More importantly, the Court rejected the petitioners’ argument that the Dock Denials deprive them of their riparian rights. The Court recognized riparian rights include reasonable, safe and convenient access to navigable water, including the right to build a pier or wharf out. These rights, however, are not unfettered and must yield to the legitimate exercise of municipal police powers, i.e. the protection of the rights of the public. The Court held that the Asharoken Board of Trustees and the ERB appropriately applied the Village Code to protect the rights and interests of the public.

The Court relied upon a Village Code provision expressly noting alternative access to navigable water: “various means already exist for owners to access their boats, including private rowboats, membership in various nearby yacht clubs, public mooring facilities in Northport, Centerport and Huntington Harbors, commercial marine supply companies providing launch service and moorings and the Village of Northport dock.” Based upon this provision, the Court concluded the Dock Denials did not deny the petitioners’ riparian rights of access to the navigable waters of Northport Bay, but merely limited their modes of access to the other, existing means.
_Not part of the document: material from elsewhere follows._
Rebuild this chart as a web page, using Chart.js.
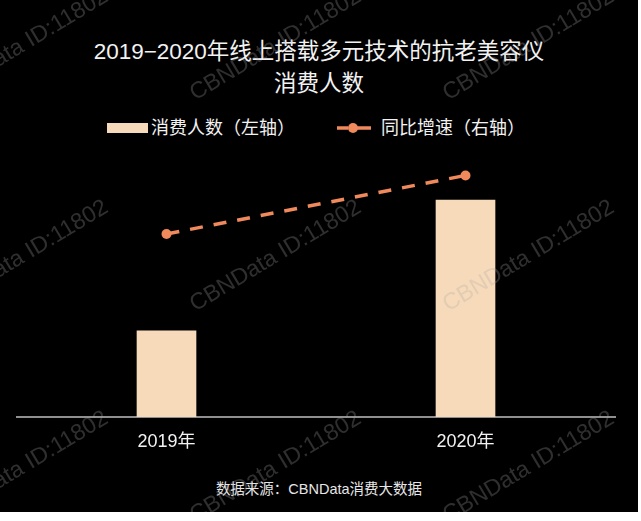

The petitioners have appealed.

It is worth noting that the alternative means of access cited in the Village Code are not directly related or attached to the upland (e.g. petitioners’ riparian properties). Instead, these means require riparian landowners to access navigable water without utilizing their own waterfronts.

-END NOTE(S) BELOW-

[1] By definition, “littoral” rights concern the coast or shore of an ocean, sea or lake, whereas “riparian” rights concern rivers, lakes and streams. For convenience, and as is the colloquial custom, the use of the term “riparian rights” here encompasses all waters rights as appropriate in the context.